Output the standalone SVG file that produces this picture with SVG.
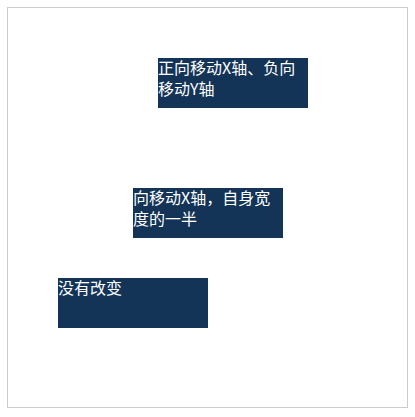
<svg xmlns="http://www.w3.org/2000/svg" width="415" height="417" viewBox="0 0 415 417">
<style>
.box{fill:#133457}
.t{fill:#ffffff;font-family:"Noto Sans CJK SC","Liberation Sans",sans-serif;font-size:16px}
</style>
<rect x="0" y="0" width="415" height="417" fill="#ffffff"/>
<rect x="7.5" y="7.5" width="400" height="400" fill="none" stroke="#cccccc" stroke-width="1"/>
<g id="connectors"></g>
<g id="node1">
<rect class="box" x="158" y="58" width="150" height="50"/>
<text class="t" x="158" y="74">正向移动X轴、负向</text>
<text class="t" x="158" y="95">移动Y轴</text>
</g>
<g id="node2">
<rect class="box" x="133" y="188" width="150" height="50"/>
<text class="t" x="133" y="204">向移动X轴，自身宽</text>
<text class="t" x="133" y="225">度的一半</text>
</g>
<g id="node3">
<rect class="box" x="58" y="278" width="150" height="50"/>
<text class="t" x="58" y="294">没有改变</text>
</g>
</svg>
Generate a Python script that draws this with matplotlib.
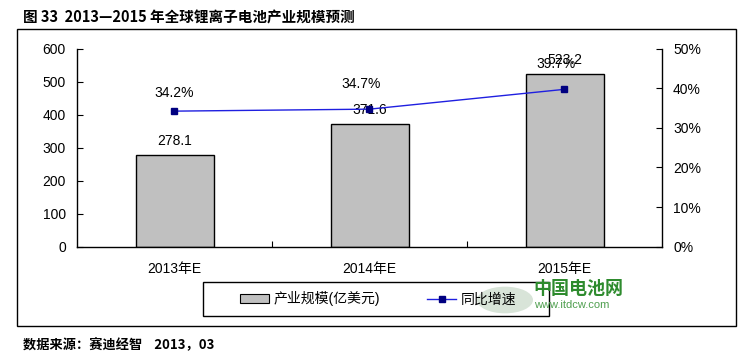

=-=-=

§ **WHAT IS BEING ASKED**: Repeat the listing in full and exactly. Do not include any images.

§ **RESULT OF THIS TASK**:
Output the standalone SVG file that produces this picture with SVG.
<svg xmlns="http://www.w3.org/2000/svg" width="415" height="417" viewBox="0 0 415 417">
<style>
.box{fill:#133457}
.t{fill:#ffffff;font-family:"Noto Sans CJK SC","Liberation Sans",sans-serif;font-size:16px}
</style>
<rect x="0" y="0" width="415" height="417" fill="#ffffff"/>
<rect x="7.5" y="7.5" width="400" height="400" fill="none" stroke="#cccccc" stroke-width="1"/>
<g id="connectors"></g>
<g id="node1">
<rect class="box" x="158" y="58" width="150" height="50"/>
<text class="t" x="158" y="74">正向移动X轴、负向</text>
<text class="t" x="158" y="95">移动Y轴</text>
</g>
<g id="node2">
<rect class="box" x="133" y="188" width="150" height="50"/>
<text class="t" x="133" y="204">向移动X轴，自身宽</text>
<text class="t" x="133" y="225">度的一半</text>
</g>
<g id="node3">
<rect class="box" x="58" y="278" width="150" height="50"/>
<text class="t" x="58" y="294">没有改变</text>
</g>
</svg>
Generate a Python script that draws this with matplotlib.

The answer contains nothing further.